Across the Medicare program, reimbursement rates vary significantly based on site of service and not the healthcare service provided. The Administration, the Medicare Payment Advisory Commission (MedPAC) and bipartisan lawmakers have all recommended site neutral payment reforms to reduce Medicare spending.
In its March 2015 Report to Congress, MedPAC recommended site neutral payments for certain select conditions between two post-acute care sectors: skilled nursing facilities and inpatient rehabilitation facilities. According to MedPAC, Medicare often pays different amounts for similar services across sectors. Site neutral payments that base the payment rate on the less costly sector can save money for Medicare, reduce cost sharing for beneficiaries, and reduce the incentive to provide services in the higher paid sector, without compromising beneficiary access to care or health outcomes.
In 2013, MedPAC also identified 66 groups of services provided in outpatient departments and freestanding offices that meet the Commission’s principles for aligning payment rates across settings. Within each group, the services are frequently performed in physicians’ offices, which indicates that they are likely safe and appropriate to provide in a freestanding office.

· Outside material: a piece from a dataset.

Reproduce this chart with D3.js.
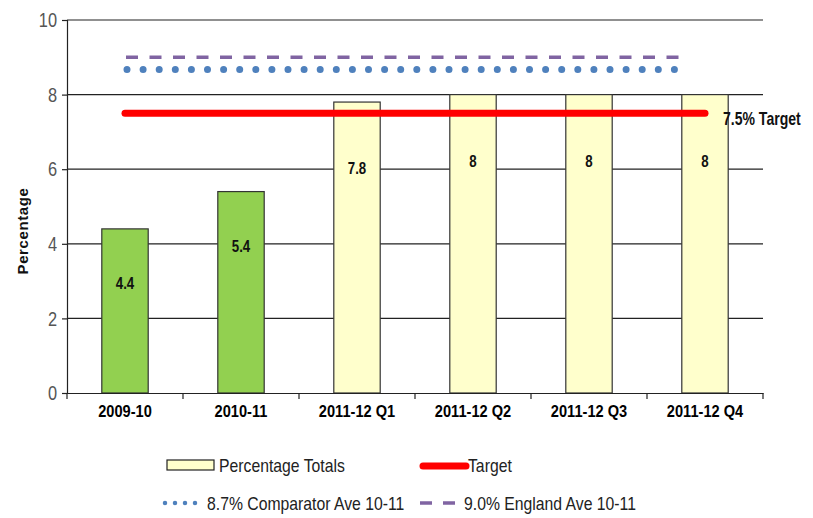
<!DOCTYPE html>
<html><head><meta charset="utf-8">
<script src="https://cdn.jsdelivr.net/npm/d3@7"></script>
<style>
body{margin:0;background:#fff;}
text{font-family:"Liberation Sans",Arial,sans-serif;}
</style></head>
<body><svg id="c" width="813" height="518"></svg>
<script>
const categories = ["2009-10","2010-11","2011-12 Q1","2011-12 Q2","2011-12 Q3","2011-12 Q4"];
const values = [4.4, 5.4, 7.8, 8, 8, 8];
const barKinds = ["actual","actual","quarter","quarter","quarter","quarter"];
const target = 7.5;
const comparator = 8.7;
const england = 9.0;
const yTicks = [0,2,4,6,8,10];
const legendLabels = ["Percentage Totals","Target","8.7% Comparator Ave 10-11","9.0% England Ave 10-11"];

const svg = d3.select("#c");
const pL = 67, pR = 763, pT = 20, pB = 393;
const x = d3.scaleBand().domain(categories).range([pL, pR]).paddingInner(0.6).paddingOuter(0.3);
const xb = d3.scaleBand().domain(categories).range([pL, pR]);
const y = d3.scaleLinear().domain([0,10]).range([pB, pT]);

function ctext(parent, tx, ty, str, size, opts={}) {
  const sx = opts.sx || 0.82;
  const g = parent.append("g").attr("transform", `translate(${tx},${ty})`);
  return g.append("text").attr("transform", `scale(${sx},1)`)
    .attr("text-anchor", opts.anchor || "start")
    .attr("font-size", size).attr("font-weight", opts.bold ? "bold" : "normal")
    .attr("fill", opts.fill || "#111").text(str);
}

// gridlines
svg.append("g").selectAll("line").data(yTicks.filter(d=>d>0)).join("line")
  .attr("x1", pL).attr("x2", pR).attr("y1", d=>y(d)).attr("y2", d=>y(d))
  .attr("stroke", "#222").attr("stroke-width", 1.2);

// y axis
const ya = svg.append("g").attr("transform", `translate(${pL},0)`)
  .call(d3.axisLeft(y).tickValues(yTicks).tickSize(5).tickPadding(8));
ya.select(".domain").attr("stroke","#222").attr("stroke-width",1.2);
ya.selectAll(".tick line").attr("stroke","#222").attr("stroke-width",1.2);
ya.selectAll(".tick text").attr("font-size",21).attr("fill","#555")
  .attr("x", -10/0.78).attr("transform","scale(0.78,1)")
  .style("font-family","'Liberation Sans',sans-serif");

// bars
const fills = {actual:"#92D050", quarter:"#FFFFCC"};
svg.append("g").selectAll("rect").data(categories).join("rect")
  .attr("x", d=>x(d)).attr("width", x.bandwidth())
  .attr("y", (d,i)=>y(values[i])).attr("height", (d,i)=>y(0)-y(values[i]))
  .attr("fill", (d,i)=>fills[barKinds[i]]).attr("stroke","#333").attr("stroke-width",1.2);

// x axis
const xa = svg.append("g").attr("transform", `translate(0,${pB})`)
  .call(d3.axisBottom(xb).tickSize(0).tickPadding(12));
xa.select(".domain").attr("stroke","#222").attr("stroke-width",1.2);
xa.selectAll(".tick text").attr("font-size",17).attr("font-weight","bold").attr("fill","#000")
  .attr("transform","scale(0.86,1)");
// category boundary ticks
svg.append("g").selectAll("line").data(d3.range(categories.length+1)).join("line")
  .attr("x1", i=>pL + i*xb.step()).attr("x2", i=>pL + i*xb.step())
  .attr("y1", pB).attr("y2", pB+6).attr("stroke","#222").attr("stroke-width",1.2);

// data labels
const dl = svg.append("g");
categories.forEach((c,i)=>{
  ctext(dl, x(c)+x.bandwidth()/2, y(values[i]) + (barKinds[i]==="actual"?60:72), String(values[i]), 17,
    {bold:true, anchor:"middle", sx:0.78});
});

const x1 = xb(categories[0]) + xb.bandwidth()/2;
const x2 = xb(categories[categories.length-1]) + xb.bandwidth()/2;

// england dashed
svg.append("line").attr("x1", x1+1).attr("x2", x2-15).attr("y1", y(england)).attr("y2", y(england))
  .attr("stroke","#8064A2").attr("stroke-width",3.5).attr("stroke-dasharray","12,11.5");
// comparator dots
svg.append("line").attr("x1", x1+2).attr("x2", x2-15).attr("y1", y(comparator)+1).attr("y2", y(comparator)+1)
  .attr("stroke","#4F81BD").attr("stroke-width",7).attr("stroke-linecap","round").attr("stroke-dasharray","0,16.1");
// target
svg.append("line").attr("x1", x1).attr("x2", x2).attr("y1", y(target)).attr("y2", y(target))
  .attr("stroke","#FF0000").attr("stroke-width",7).attr("stroke-linecap","round");
ctext(svg, x2+18, y(target)+12, "7.5% Target", 18, {bold:true, sx:0.78});

// y title
svg.append("text").attr("transform", `translate(28,231) rotate(-90)`)
  .attr("text-anchor","middle").attr("font-size",15).attr("font-weight","bold").attr("fill","#111")
  .style("letter-spacing","0.6px")
  .text("Percentage");

// legend
const lg = svg.append("g");
lg.append("rect").attr("x",167).attr("y",460).attr("width",47).attr("height",10)
  .attr("fill","#FFFFCC").attr("stroke","#222").attr("stroke-width",1.2);
ctext(lg, 219, 472, legendLabels[0], 19, {fill:"#222", sx:0.83});
lg.append("line").attr("x1",423).attr("x2",466).attr("y1",466).attr("y2",466)
  .attr("stroke","#FF0000").attr("stroke-width",7).attr("stroke-linecap","round");
ctext(lg, 468, 472, legendLabels[1], 19, {fill:"#222", sx:0.83});
lg.append("line").attr("x1",165).attr("x2",205).attr("y1",503).attr("y2",503)
  .attr("stroke","#4F81BD").attr("stroke-width",4.5).attr("stroke-linecap","round").attr("stroke-dasharray","0,10");
ctext(lg, 207, 510, legendLabels[2], 19, {fill:"#222", sx:0.83});
lg.append("line").attr("x1",420).attr("x2",455).attr("y1",503).attr("y2",503)
  .attr("stroke","#8064A2").attr("stroke-width",3.5).attr("stroke-dasharray","12,11");
ctext(lg, 464, 510, legendLabels[3], 19, {fill:"#222", sx:0.83});
</script></body></html>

For the administration of chemotherapy drugs, for example, the payment to a hospital outpatient facility is nearly three times the rate paid to a community cancer clinic ($136 vs $390). A December 2015 Government Accountability Office (GAO) study found that in 2013, the total Medicare payment rate for a mid-level office visit for an established patient was $51 higher when the service was performed in an HOPD instead of a freestanding physician’s office.